Research conducted by the Laboratory of Nematology is part of the research program of the Graduate School Experimental Plant Sciences (EPS) and C.T. de Wit Graduate School for Production Ecology & Resource Conservation (PE&RC).
Tomato plants harbouring the Solanum pimpinellifolium variant of the extracellular cysteine papain-like protease Rcr3 (Rcr3pim) show enhanced susceptibility to infections by the potato cyst nematode Globodera rostochiensis. The apoplastic effector Gr-VAP1 of G. rostochiensis specifically associates with Rcr3pim of tomato. Gr-VAP1 is structurally similar to venom allergen-like proteins, a conserved group of cysteine-rich secretory proteins present in all parasitic nematodes. Transgenic plants overexpressing Gr-VAP1 are also more susceptible to nematode infections than corresponding wild type plants.

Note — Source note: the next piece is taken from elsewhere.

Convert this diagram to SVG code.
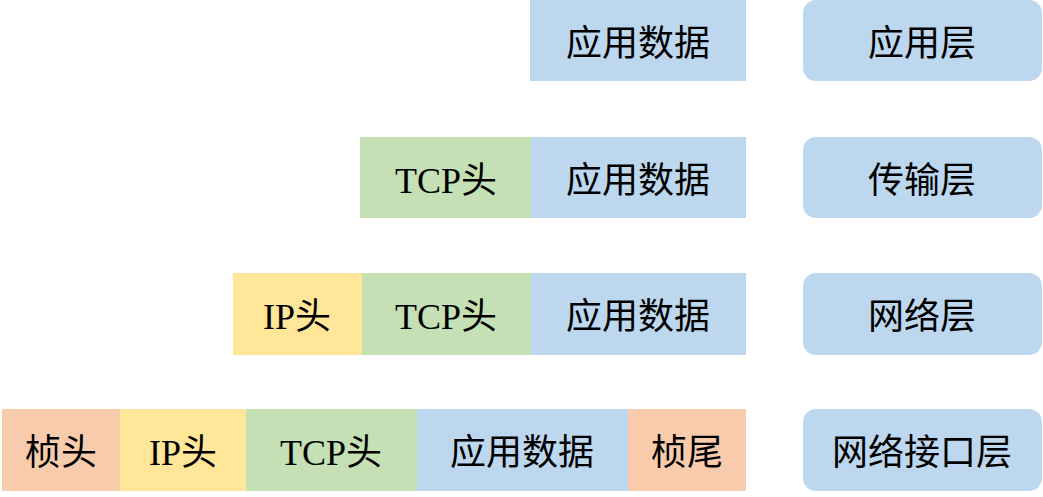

The molecular mechanisms underlying the enhanced susceptibility to G. rostochiensis in plants harbouring the Rcr3pim allele and plants overexpressing Gr-VAP1 are not well understood. Whole transcriptome analyses suggest that both peptide- and lipid-based signalling pathways may be altered in these plants.
The main objective of my project is to investigate if VAP effectors alter peptide- and lipid-based signalling pathways in plants through their actions on apoplastic papain-like cysteine proteases.